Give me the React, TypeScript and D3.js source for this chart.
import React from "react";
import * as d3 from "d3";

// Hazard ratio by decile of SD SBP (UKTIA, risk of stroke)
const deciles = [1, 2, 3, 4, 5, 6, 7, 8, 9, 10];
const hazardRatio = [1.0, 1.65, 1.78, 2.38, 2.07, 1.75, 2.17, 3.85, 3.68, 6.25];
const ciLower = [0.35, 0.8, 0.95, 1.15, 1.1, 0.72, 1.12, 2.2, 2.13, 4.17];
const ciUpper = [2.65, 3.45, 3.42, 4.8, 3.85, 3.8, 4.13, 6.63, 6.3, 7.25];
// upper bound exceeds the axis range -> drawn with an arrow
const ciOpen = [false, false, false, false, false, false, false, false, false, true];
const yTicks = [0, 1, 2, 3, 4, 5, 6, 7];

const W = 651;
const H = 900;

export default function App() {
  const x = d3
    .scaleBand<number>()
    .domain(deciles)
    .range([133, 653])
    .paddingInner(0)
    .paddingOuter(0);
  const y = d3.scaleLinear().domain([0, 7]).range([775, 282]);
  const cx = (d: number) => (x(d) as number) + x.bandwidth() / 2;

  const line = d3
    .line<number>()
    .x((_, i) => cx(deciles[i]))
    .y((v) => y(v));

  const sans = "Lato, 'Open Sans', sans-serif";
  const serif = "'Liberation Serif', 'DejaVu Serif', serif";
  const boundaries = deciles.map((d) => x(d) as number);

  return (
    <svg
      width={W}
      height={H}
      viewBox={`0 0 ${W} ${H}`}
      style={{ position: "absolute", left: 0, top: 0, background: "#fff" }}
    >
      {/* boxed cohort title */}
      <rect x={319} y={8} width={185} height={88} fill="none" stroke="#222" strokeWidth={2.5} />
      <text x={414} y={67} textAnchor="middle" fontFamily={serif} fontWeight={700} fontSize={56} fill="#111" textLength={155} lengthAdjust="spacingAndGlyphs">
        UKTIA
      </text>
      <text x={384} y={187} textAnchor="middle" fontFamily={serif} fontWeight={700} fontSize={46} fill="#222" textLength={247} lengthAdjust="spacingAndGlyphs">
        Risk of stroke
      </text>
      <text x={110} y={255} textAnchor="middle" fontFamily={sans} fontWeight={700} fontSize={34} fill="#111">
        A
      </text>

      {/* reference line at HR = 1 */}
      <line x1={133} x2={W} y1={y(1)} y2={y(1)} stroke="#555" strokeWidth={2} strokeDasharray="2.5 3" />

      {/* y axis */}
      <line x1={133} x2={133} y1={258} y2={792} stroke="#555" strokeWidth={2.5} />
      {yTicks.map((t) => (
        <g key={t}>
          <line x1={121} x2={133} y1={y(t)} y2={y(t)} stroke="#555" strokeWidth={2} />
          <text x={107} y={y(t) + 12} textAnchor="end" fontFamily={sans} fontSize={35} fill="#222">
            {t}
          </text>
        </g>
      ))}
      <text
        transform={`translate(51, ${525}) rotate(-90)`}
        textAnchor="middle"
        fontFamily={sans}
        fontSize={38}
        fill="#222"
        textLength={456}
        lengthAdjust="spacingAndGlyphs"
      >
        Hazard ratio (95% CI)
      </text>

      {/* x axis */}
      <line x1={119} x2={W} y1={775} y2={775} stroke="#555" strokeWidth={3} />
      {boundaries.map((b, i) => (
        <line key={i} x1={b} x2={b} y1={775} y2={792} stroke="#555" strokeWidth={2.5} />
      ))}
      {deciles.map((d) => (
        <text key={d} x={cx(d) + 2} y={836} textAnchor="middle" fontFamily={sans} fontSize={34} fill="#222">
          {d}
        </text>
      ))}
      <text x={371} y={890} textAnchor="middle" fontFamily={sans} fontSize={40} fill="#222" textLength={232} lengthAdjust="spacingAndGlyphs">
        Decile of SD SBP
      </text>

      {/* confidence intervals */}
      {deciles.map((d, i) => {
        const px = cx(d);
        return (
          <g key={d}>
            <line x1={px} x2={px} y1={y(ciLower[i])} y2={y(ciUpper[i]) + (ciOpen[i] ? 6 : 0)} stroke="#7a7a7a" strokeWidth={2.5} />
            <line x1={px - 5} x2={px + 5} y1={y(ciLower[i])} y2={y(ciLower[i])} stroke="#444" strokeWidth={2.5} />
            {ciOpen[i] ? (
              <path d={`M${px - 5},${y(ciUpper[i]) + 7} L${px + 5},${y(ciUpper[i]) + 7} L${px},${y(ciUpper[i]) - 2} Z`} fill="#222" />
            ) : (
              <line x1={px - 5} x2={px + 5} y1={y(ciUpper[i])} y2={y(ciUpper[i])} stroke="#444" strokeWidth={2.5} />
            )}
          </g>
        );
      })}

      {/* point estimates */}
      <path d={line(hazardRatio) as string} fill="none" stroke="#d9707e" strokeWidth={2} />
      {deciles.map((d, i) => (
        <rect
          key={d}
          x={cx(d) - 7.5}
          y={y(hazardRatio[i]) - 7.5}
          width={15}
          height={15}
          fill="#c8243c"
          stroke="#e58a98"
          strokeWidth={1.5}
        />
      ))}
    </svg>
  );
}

———

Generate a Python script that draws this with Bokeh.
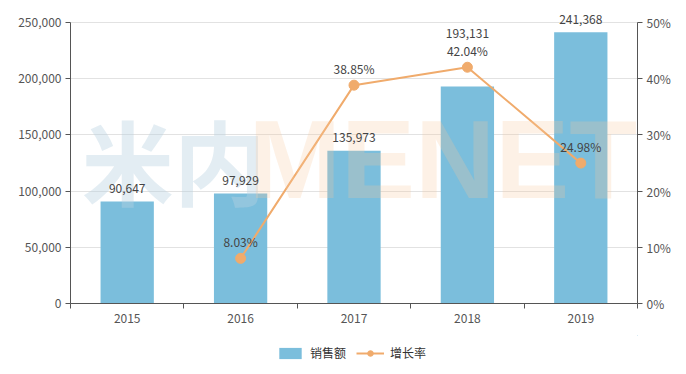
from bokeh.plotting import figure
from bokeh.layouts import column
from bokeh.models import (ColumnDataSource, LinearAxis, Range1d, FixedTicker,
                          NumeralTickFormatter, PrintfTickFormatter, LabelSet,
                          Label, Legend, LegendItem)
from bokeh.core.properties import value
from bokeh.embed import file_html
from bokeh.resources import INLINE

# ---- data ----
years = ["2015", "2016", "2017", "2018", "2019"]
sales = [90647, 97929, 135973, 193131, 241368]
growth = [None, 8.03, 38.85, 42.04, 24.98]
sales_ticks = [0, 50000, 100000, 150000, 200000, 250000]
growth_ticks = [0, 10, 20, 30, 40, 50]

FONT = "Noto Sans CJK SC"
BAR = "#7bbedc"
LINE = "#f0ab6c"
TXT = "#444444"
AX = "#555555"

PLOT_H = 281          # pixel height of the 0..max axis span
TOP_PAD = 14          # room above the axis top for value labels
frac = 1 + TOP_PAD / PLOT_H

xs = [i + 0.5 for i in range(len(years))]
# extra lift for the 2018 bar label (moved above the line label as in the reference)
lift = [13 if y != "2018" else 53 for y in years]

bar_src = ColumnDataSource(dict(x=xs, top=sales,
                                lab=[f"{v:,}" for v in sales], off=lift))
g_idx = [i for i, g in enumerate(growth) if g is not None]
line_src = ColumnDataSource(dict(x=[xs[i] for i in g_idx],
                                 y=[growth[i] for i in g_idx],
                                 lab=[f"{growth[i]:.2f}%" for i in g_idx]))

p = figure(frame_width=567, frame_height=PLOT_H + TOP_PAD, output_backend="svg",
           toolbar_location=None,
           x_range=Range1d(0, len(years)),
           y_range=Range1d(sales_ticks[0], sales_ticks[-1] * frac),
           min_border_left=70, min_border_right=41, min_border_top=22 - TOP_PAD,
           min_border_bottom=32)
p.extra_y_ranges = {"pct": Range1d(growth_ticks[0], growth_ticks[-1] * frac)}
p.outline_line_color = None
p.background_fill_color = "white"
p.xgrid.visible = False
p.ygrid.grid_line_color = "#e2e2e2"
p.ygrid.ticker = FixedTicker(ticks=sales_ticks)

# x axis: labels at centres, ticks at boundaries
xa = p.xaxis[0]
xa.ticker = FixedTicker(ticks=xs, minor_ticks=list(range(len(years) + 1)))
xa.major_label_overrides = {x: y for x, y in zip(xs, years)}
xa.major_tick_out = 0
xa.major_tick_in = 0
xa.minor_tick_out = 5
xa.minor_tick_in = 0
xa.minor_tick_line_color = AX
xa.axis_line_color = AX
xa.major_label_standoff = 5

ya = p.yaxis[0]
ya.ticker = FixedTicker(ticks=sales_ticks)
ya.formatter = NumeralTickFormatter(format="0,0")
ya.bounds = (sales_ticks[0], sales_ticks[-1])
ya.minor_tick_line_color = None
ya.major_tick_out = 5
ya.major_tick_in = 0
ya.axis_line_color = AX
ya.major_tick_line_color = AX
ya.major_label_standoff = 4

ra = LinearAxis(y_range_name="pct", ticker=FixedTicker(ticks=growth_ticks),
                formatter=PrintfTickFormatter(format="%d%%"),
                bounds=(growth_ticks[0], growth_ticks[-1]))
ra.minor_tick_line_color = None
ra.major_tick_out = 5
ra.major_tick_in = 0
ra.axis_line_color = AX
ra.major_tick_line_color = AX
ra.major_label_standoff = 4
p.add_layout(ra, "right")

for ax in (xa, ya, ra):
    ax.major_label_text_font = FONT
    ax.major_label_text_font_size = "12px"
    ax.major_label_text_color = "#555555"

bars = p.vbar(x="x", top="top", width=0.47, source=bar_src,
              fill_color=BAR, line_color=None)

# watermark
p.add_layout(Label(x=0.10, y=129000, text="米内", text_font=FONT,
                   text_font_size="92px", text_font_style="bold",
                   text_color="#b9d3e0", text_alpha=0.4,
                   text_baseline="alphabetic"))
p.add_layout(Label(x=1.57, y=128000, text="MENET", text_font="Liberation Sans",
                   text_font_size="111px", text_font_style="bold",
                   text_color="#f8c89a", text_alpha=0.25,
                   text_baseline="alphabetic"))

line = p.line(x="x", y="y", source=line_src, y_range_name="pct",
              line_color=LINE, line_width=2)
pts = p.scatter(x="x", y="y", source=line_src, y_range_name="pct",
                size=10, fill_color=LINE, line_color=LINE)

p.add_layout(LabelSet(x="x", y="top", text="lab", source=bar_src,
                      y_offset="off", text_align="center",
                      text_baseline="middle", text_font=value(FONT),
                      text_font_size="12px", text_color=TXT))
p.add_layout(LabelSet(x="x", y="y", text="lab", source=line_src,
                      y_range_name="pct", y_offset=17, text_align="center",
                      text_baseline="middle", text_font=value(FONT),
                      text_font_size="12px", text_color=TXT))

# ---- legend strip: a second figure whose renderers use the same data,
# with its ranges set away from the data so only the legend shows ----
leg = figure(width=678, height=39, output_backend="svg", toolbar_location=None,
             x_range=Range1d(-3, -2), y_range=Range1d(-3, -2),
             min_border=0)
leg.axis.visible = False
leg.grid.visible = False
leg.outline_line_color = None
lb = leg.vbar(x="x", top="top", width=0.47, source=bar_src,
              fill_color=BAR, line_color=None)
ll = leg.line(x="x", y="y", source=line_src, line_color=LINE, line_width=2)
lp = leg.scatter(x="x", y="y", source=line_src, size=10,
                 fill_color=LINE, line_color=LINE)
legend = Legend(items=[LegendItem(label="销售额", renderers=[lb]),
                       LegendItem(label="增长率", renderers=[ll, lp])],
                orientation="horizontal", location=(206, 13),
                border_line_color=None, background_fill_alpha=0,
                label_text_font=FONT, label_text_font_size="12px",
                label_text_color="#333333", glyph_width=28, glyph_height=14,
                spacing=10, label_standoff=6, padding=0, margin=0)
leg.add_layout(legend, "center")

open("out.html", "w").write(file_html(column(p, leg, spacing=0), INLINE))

———

Exercise task:
Starting at the line that contains "Give me the" and stopping at the line that contains "const H = 900;", transcribe the lines exactly; both boundary lines are to be included.

Answer for the task:
Give me the React, TypeScript and D3.js source for this chart.
import React from "react";
import * as d3 from "d3";

// Hazard ratio by decile of SD SBP (UKTIA, risk of stroke)
const deciles = [1, 2, 3, 4, 5, 6, 7, 8, 9, 10];
const hazardRatio = [1.0, 1.65, 1.78, 2.38, 2.07, 1.75, 2.17, 3.85, 3.68, 6.25];
const ciLower = [0.35, 0.8, 0.95, 1.15, 1.1, 0.72, 1.12, 2.2, 2.13, 4.17];
const ciUpper = [2.65, 3.45, 3.42, 4.8, 3.85, 3.8, 4.13, 6.63, 6.3, 7.25];
// upper bound exceeds the axis range -> drawn with an arrow
const ciOpen = [false, false, false, false, false, false, false, false, false, true];
const yTicks = [0, 1, 2, 3, 4, 5, 6, 7];

const W = 651;
const H = 900;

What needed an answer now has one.